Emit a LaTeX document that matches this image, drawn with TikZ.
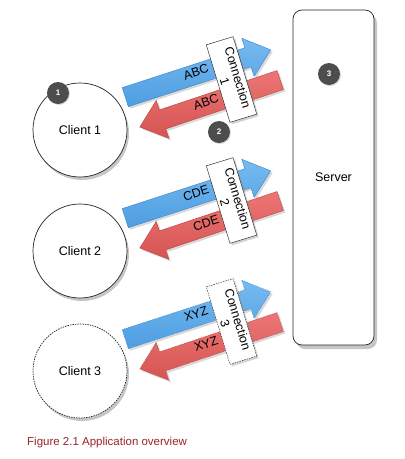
\documentclass[tikz,border=0pt]{standalone}
\usepackage{fontspec}
\setmainfont{Liberation Sans}
\usetikzlibrary{shadows}
\definecolor{bluetop}{RGB}{118,186,240}
\definecolor{bluebot}{RGB}{78,158,226}
\definecolor{blueedge}{RGB}{60,130,200}
\definecolor{redtop}{RGB}{236,118,116}
\definecolor{redbot}{RGB}{214,84,82}
\definecolor{rededge}{RGB}{185,65,65}
\definecolor{badgegray}{RGB}{77,77,77}
\definecolor{captionred}{RGB}{155,35,40}
% right-pointing fat arrow of length #1, centred at origin
\newcommand\myrightarrow[1]{({-#1/2},-10) -- ({#1/2-24},-10) -- ({#1/2-24},-20) -- ({#1/2},0) -- ({#1/2-24},20) -- ({#1/2-24},10) -- ({-#1/2},10) -- cycle}
% left-pointing fat arrow of length #1, centred at origin
\newcommand\myleftarrow[1]{({#1/2},-10) -- ({-#1/2+24},-10) -- ({-#1/2+24},-20) -- ({-#1/2},0) -- ({-#1/2+24},20) -- ({-#1/2+24},10) -- ({#1/2},10) -- cycle}
\tikzset{
  lbl/.style={font=\fontsize{12.5}{13.5}\selectfont},
  client/.style={circle, draw=black!85, line width=0.7pt, fill=white, minimum size=94pt, inner sep=0pt, lbl,
     drop shadow={shadow xshift=2pt, shadow yshift=-3pt, opacity=0.45}},
  fatarrow/.style={line width=0.4pt, drop shadow={shadow xshift=2pt, shadow yshift=-2pt, opacity=0.3}},
  bluearrow/.style={fatarrow, draw=blueedge, top color=bluetop, bottom color=bluebot, rotate=18},
  redarrow/.style={fatarrow, draw=rededge, top color=redtop, bottom color=redbot, rotate=18.5},
  arrowtext/.style={lbl, rotate=18},
  conn/.style={draw=black!80, fill=white, line width=0.5pt, minimum width=81pt, minimum height=28pt,
     inner sep=1pt, align=center, rotate=-73, lbl,
     drop shadow={shadow xshift=2pt, shadow yshift=-2pt, opacity=0.35}},
  badge/.style={circle, fill=badgegray, minimum size=22pt, inner sep=0pt, text=white,
     font=\fontsize{8}{9}\selectfont\bfseries,
     drop shadow={shadow xshift=1pt, shadow yshift=-1pt, opacity=0.3}},
  dashedline/.style={dash pattern=on 1.5pt off 1pt}
}
\begin{document}
\begin{tikzpicture}[x=1pt,y=1pt]
\useasboundingbox (0,0) rectangle (405,-459);

% server
\node[draw=black!85, line width=0.7pt, fill=white, rounded corners=9pt, minimum width=81pt, minimum height=335pt,
      lbl, drop shadow={shadow xshift=3pt, shadow yshift=-4pt, opacity=0.45}] (server) at (333.5,-177.5) {Server};
\node[badge] (b3) at (329,-74) {3};

% clients
\node[client] (c1) at (80,-130) {Client 1};
\node[client] (c2) at (80,-251) {Client 2};
\node[client, dashedline] (c3) at (80,-371) {Client 3};

% set 1
\path[shift={(198,-73.5)}, bluearrow] \myrightarrow{153};
\node[arrowtext] (bt1) at (196,-72) {ABC};
\path[shift={(210,-103.5)}, redarrow] \myleftarrow{148};
\node[arrowtext] (rt1) at (206,-102) {ABC};
\node[conn] (l1) at (231.5,-79.5) {Connection\\1};

% set 2
\path[shift={(198,-194.5)}, bluearrow] \myrightarrow{153};
\node[arrowtext] (bt2) at (196,-193) {CDE};
\path[shift={(210,-224.5)}, redarrow] \myleftarrow{148};
\node[arrowtext] (rt2) at (206,-223) {CDE};
\node[conn] (l2) at (231.5,-200.5) {Connection\\2};

% set 3
\path[shift={(198,-315.5)}, bluearrow, dashedline] \myrightarrow{153};
\node[arrowtext] (bt3) at (196,-314) {XYZ};
\path[shift={(210,-345.5)}, redarrow, dashedline] \myleftarrow{148};
\node[arrowtext] (rt3) at (206,-344) {XYZ};
\node[conn, dashedline] (l3) at (231.5,-321.5) {Connection\\3};

% badges
\node[badge] (b1) at (58,-93) {1};
\node[badge] (b2) at (219,-132) {2};

% caption
\node[anchor=west, text=captionred, font=\fontsize{11.5}{13}\selectfont, inner sep=0pt] (cap) at (27,-443) {Figure 2.1 Application overview};
\end{tikzpicture}
\end{document}
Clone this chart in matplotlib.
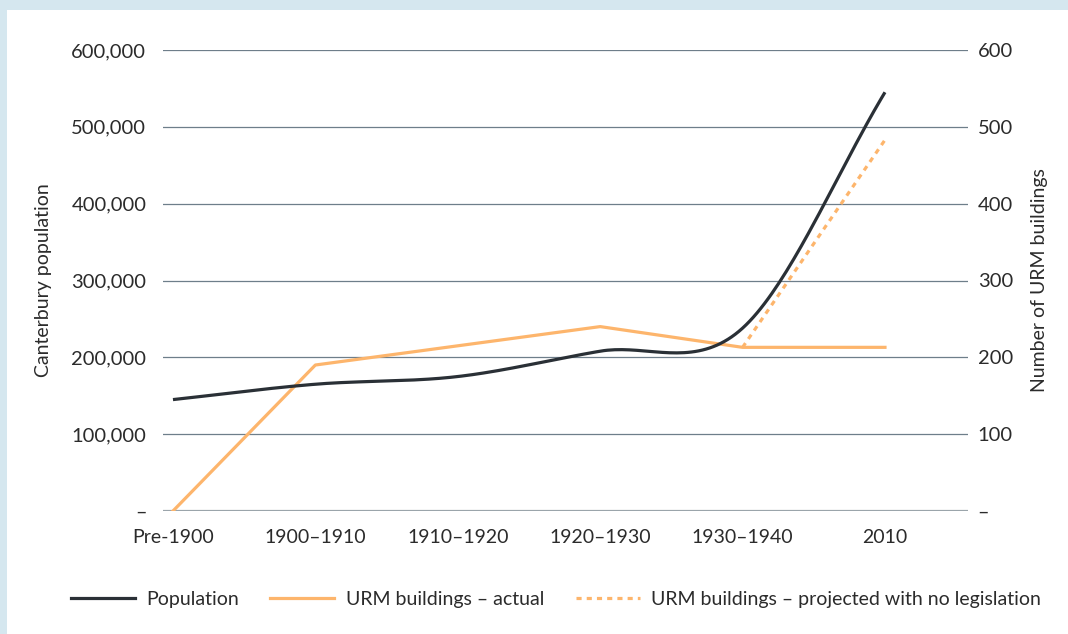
"""Canterbury population vs URM buildings, recreated with matplotlib."""
import matplotlib
matplotlib.use("Agg")
import matplotlib.pyplot as plt
import matplotlib.patches as mpatches
from matplotlib.lines import Line2D
import numpy as np

plt.rcParams["font.family"] = ["Lato", "DejaVu Sans"]

# ---------- data ----------
periods = ["Pre-1900", "1900\u20131910", "1910\u20131920", "1920\u20131930", "1930\u20131940", "2010"]
population = [145000, 165000, 175000, 208000, 238000, 545000]
urm_actual = [0, 190, 215, 240, 213, 213]
urm_projected_periods = ["1930\u20131940", "2010"]
urm_projected = [213, 483]

pop_ticks = [0, 100000, 200000, 300000, 400000, 500000, 600000]
urm_ticks = [0, 100, 200, 300, 400, 500, 600]

BLACK = "#2a3036"
ORANGE = "#fdb56c"
GRID = "#6e7e8a"
TEXT = "#2b2b2b"


def smooth(xs, ys, n=40):
    """Catmull-Rom style smoothing, like a spreadsheet 'smoothed line'."""
    xs = np.asarray(xs, float)
    ys = np.asarray(ys, float)
    m = np.empty_like(ys)
    m[1:-1] = (ys[2:] - ys[:-2]) / 2
    m[0] = ys[1] - ys[0]
    m[-1] = ys[-1] - ys[-2]
    out_x, out_y = [], []
    for i in range(len(xs) - 1):
        t = np.linspace(0, 1, n)
        h00 = 2 * t**3 - 3 * t**2 + 1
        h10 = t**3 - 2 * t**2 + t
        h01 = -2 * t**3 + 3 * t**2
        h11 = t**3 - t**2
        out_x.append(xs[i] + t)
        out_y.append(h00 * ys[i] + h10 * m[i] + h01 * ys[i + 1] + h11 * m[i + 1])
    return np.concatenate(out_x), np.concatenate(out_y)


fig = plt.figure(figsize=(10.68, 6.34), dpi=100, facecolor="#d5e7ef")
fig.patches.append(mpatches.Rectangle((7 / 1068, 0), 1, 1 - 10 / 634,
                                      transform=fig.transFigure, facecolor="white",
                                      edgecolor="none", zorder=-5))

ax = fig.add_axes([163 / 1068, 1 - 511 / 634, (968 - 163) / 1068, (511 - 50) / 634])
ax2 = ax.twinx()
ax.set_zorder(2)
ax2.set_zorder(1)
ax.set_facecolor("none")
ax2.set_facecolor("none")

x = np.arange(len(periods))
sx, sy = smooth(x, population)

# gridlines (on the back axes so the orange lines sit above them)
for v in urm_ticks[1:]:
    ax2.axhline(v, color=GRID, lw=0.9, zorder=1)
ax2.axhline(0, color="#9ba5ab", lw=1.6, zorder=1)

ax.plot(sx, sy, color=BLACK, lw=2.3, zorder=4, solid_capstyle="butt")
ax2.plot(x, urm_actual, color=ORANGE, lw=2.3, zorder=3)
xp = [periods.index(p) for p in urm_projected_periods]
ax2.plot(xp, urm_projected, color=ORANGE, lw=2.3, ls=(0, (1.6, 1.6)), zorder=3)

ax.set_xlim(-0.07, 5.583)
ax.set_ylim(0, 600000)
ax2.set_ylim(0, 600)

ax.set_xticks(x)
ax.set_xticklabels(periods)
ax.set_yticks(pop_ticks)
ax.set_yticklabels(["\u2013" if v == 0 else f"{v:,}" for v in pop_ticks])
ax2.set_yticks(urm_ticks)
ax2.set_yticklabels(["\u2013" if v == 0 else str(v) for v in urm_ticks])

ax.tick_params(axis="y", length=0, pad=12, labelsize=14.5, labelcolor=TEXT)
ax.tick_params(axis="x", length=0, pad=13, labelsize=14, labelcolor=TEXT)
ax2.tick_params(axis="y", length=0, pad=7, labelsize=14.5, labelcolor=TEXT)

for a in (ax, ax2):
    for s in a.spines.values():
        s.set_visible(False)

fig.text(44 / 1068, 1 - 280 / 634, "Canterbury population", rotation=90,
         ha="center", va="center", fontsize=14, color=TEXT)
fig.text(1040 / 1068, 1 - 280 / 634, "Number of URM buildings", rotation=90,
         ha="center", va="center", fontsize=14, color=TEXT)

handles = [
    Line2D([], [], color=BLACK, lw=2.3),
    Line2D([], [], color=ORANGE, lw=2.3),
    Line2D([], [], color=ORANGE, lw=2.3, ls=(0, (1.6, 1.6))),
]
labels = ["Population", "URM buildings \u2013 actual",
          "URM buildings \u2013 projected with no legislation"]
leg = fig.legend(handles, labels, loc="center", bbox_to_anchor=(556 / 1068, 1 - 599 / 634),
                 ncol=3, frameon=False, fontsize=14, handlelength=3.3,
                 handletextpad=0.6, columnspacing=1.6)
for t in leg.get_texts():
    t.set_color(TEXT)

fig.savefig("out.png", dpi=100, facecolor=fig.get_facecolor())
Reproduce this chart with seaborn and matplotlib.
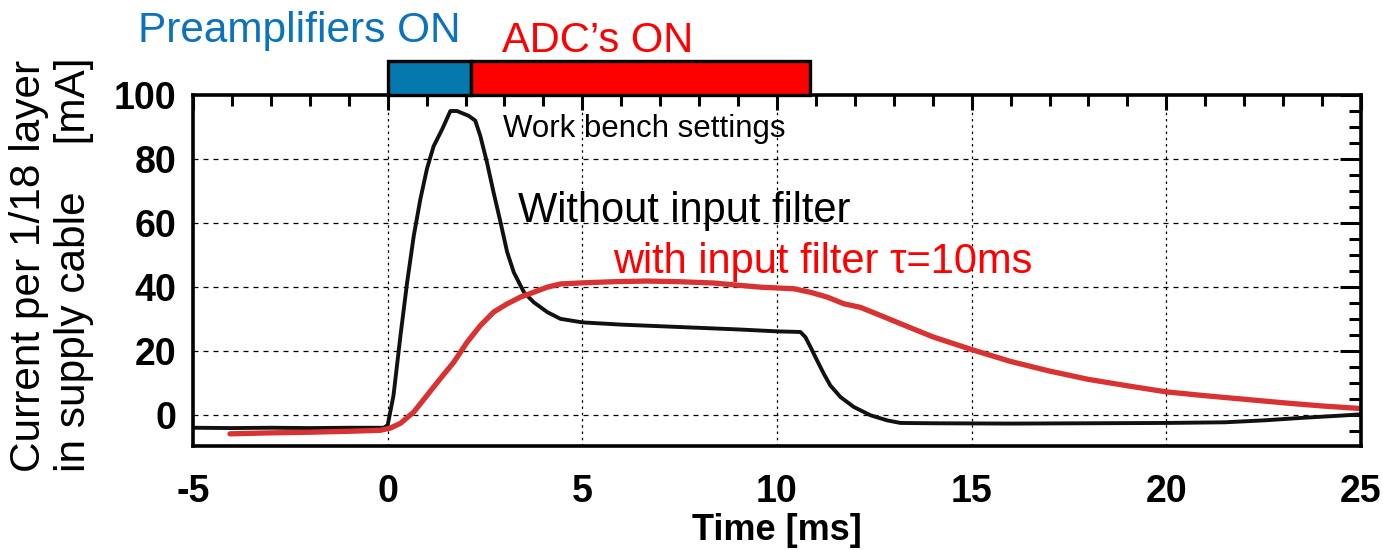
import numpy as np
import pandas as pd
import matplotlib
matplotlib.use("Agg")
import matplotlib.pyplot as plt
import seaborn as sns
from matplotlib.ticker import MultipleLocator

# ---------------- data ----------------
t_black = [-5.0, -4.0, -3.0, -2.0, -1.0, -0.1, 0.0, 0.15, 0.33, 0.5, 0.67, 0.84, 1.01,
           1.18, 1.4, 1.61, 1.78, 2.08, 2.25, 2.38, 2.55, 2.72, 2.9, 3.07, 3.24, 3.5,
           3.75, 4.1, 4.44, 5.0, 6.0, 7.0, 8.0, 9.0, 10.0, 10.6, 10.73, 10.86, 11.03,
           11.2, 11.37, 11.63, 11.97, 12.4, 12.83, 13.17, 14.0, 16.0, 18.0, 20.0, 21.5,
           22.5, 23.5, 24.5, 25.0]
i_black = [-3.9, -4.0, -3.9, -4.0, -3.9, -3.9, -3.1, 6.2, 25.0, 41.5, 56.0, 67.5, 77.0,
           84.0, 89.3, 95.0, 95.0, 93.5, 92.0, 87.2, 79.0, 69.6, 60.2, 50.9, 44.6, 38.4,
           35.3, 32.2, 30.1, 29.0, 28.3, 27.8, 27.3, 26.8, 26.2, 26.0, 24.4, 21.3, 17.1,
           13.0, 9.3, 5.7, 2.6, 0.0, -1.6, -2.4, -2.5, -2.6, -2.5, -2.4, -2.2,
           -1.6, -0.8, -0.1, 0.3]

t_red = [-4.05, -3.0, -2.0, -1.0, -0.19, 0.07, 0.33, 0.67, 1.01, 1.35, 1.7, 2.04, 2.38,
         2.72, 3.07, 3.41, 3.75, 4.1, 4.44, 4.93, 5.8, 6.65, 7.5, 8.36, 9.57, 10.43,
         10.86, 11.29, 11.72, 12.14, 12.57, 13.17, 14.0, 15.0, 16.0, 17.0, 18.0, 19.0,
         20.0, 21.0, 22.0, 23.0, 24.0, 25.0]
i_red = [-5.8, -5.5, -5.3, -5.0, -4.7, -4.0, -2.5, 1.0, 6.2, 11.4, 16.6, 22.8, 28.0,
         32.2, 34.8, 36.9, 38.4, 40.0, 41.0, 41.3, 41.7, 41.9, 41.7, 41.3, 40.0, 39.5,
         38.4, 36.9, 34.8, 33.7, 31.6, 28.6, 24.5, 20.5, 16.8, 13.8, 11.2, 9.2,
         7.3, 6.1, 5.0, 3.9, 2.9, 2.1]

phase_names = ["Preamplifiers ON", "ADC\u2019s ON"]
phase_start = [0.0, 2.14]
phase_end = [2.14, 10.84]

x_ticks = [-5, 0, 5, 10, 15, 20, 25]
y_ticks = [0, 20, 40, 60, 80, 100]

# ---------------- style ----------------
sns.set_theme(style="white")
plt.rcParams["font.family"] = ["Liberation Sans", "DejaVu Sans"]
plt.rcParams["axes.unicode_minus"] = False
plt.rcParams["text.color"] = "black"
plt.rcParams["xtick.color"] = "black"
plt.rcParams["ytick.color"] = "black"
plt.rcParams["axes.labelcolor"] = "black"

BLUE_TXT = "#0B72BC"
BLUE_BAR = "#0579AE"
RED_TXT = "#FF0000"
RED_LINE = "#D83232"

fig = plt.figure(figsize=(13.83, 5.5), dpi=100)
ax = fig.add_axes([193 / 1383, 1 - 446 / 550, (1361 - 193) / 1383, (446 - 95) / 550])

df_black = pd.DataFrame({"t": t_black, "i": i_black})
df_red = pd.DataFrame({"t": t_red, "i": i_red})

sns.lineplot(data=df_black, x="t", y="i", ax=ax, color="#111111", lw=2.8,
             sort=False, estimator=None, zorder=3)
sns.lineplot(data=df_red, x="t", y="i", ax=ax, color=RED_LINE, lw=3.8,
             sort=False, estimator=None, zorder=4)

ax.set_xlim(-5, 25)
ax.set_ylim(-9.6, 100)
ax.set_xticks(x_ticks)
ax.set_yticks(y_ticks)
ax.xaxis.set_minor_locator(MultipleLocator(1))
ax.yaxis.set_minor_locator(MultipleLocator(5))

# grid
for xv in x_ticks[1:-1]:
    ax.axvline(xv, color="black", lw=0.9, ls=(0, (2, 3)), zorder=1)
for yv in y_ticks[:-1]:
    ax.axhline(yv, color="black", lw=0.9, ls=(0, (4, 4)), zorder=1)

for sp in ax.spines.values():
    sp.set_linewidth(2.6)
    sp.set_color("black")
    sp.set_zorder(6)

ax.tick_params(axis="both", which="both", direction="in", top=True, right=True,
               color="black", labelcolor="black", width=2.2)
ax.tick_params(axis="x", which="major", length=11, pad=20)
ax.tick_params(axis="x", which="minor", length=8)
ax.tick_params(axis="y", which="major", length=15, pad=12)
ax.tick_params(axis="y", which="minor", length=8.5)
for lab in ax.get_xticklabels() + ax.get_yticklabels():
    lab.set_fontsize(27)
    lab.set_fontweight("bold")

ax.set_xlabel("Time [ms]", fontsize=26, fontweight="bold", labelpad=2, color="black")
ax.set_ylabel("")

# top phase bar
bar_colors = [BLUE_BAR, "#FF0000"]
ax.barh([105.3] * len(phase_start),
        [e - s for s, e in zip(phase_start, phase_end)],
        left=phase_start, height=10.6, color=bar_colors, edgecolor="black",
        linewidth=2.4, clip_on=False, zorder=7)
ax.set_ylim(-9.6, 100)

# texts
fig.text(138 / 1383, 1 - 42 / 550, phase_names[0], color=BLUE_TXT, fontsize=30.5,
         ha="left", va="baseline")
fig.text(502 / 1383, 1 - 52 / 550, phase_names[1], color=RED_TXT, fontsize=30,
         ha="left", va="baseline")
fig.text(503 / 1383, 1 - 137 / 550, "Work bench settings", color="black",
         fontsize=22.5, ha="left", va="baseline", zorder=8)
fig.text(518 / 1383, 1 - 222 / 550, "Without input filter", color="black",
         fontsize=30, ha="left", va="baseline")
fig.text(613 / 1383, 1 - 273 / 550, "with input filter \u03c4=10ms", color=RED_TXT,
         fontsize=30, ha="left", va="baseline")

fig.text(9 / 1383, 1 - 472 / 550, "Current per 1/18 layer\nin supply cable    [mA]",
         rotation=90, fontsize=30.5, ha="left", va="bottom", linespacing=1.15,
         multialignment="left", color="black")

fig.savefig("out.png", dpi=100)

• [Goal]:
From the records above, copy exactly the lines starting at the one with "Reproduce this chart" and ending at the one with "from matplotlib.ticker import MultipleLocator", and no others. Pictures stay out.

• [The response]:
Reproduce this chart with seaborn and matplotlib.
import numpy as np
import pandas as pd
import matplotlib
matplotlib.use("Agg")
import matplotlib.pyplot as plt
import seaborn as sns
from matplotlib.ticker import MultipleLocator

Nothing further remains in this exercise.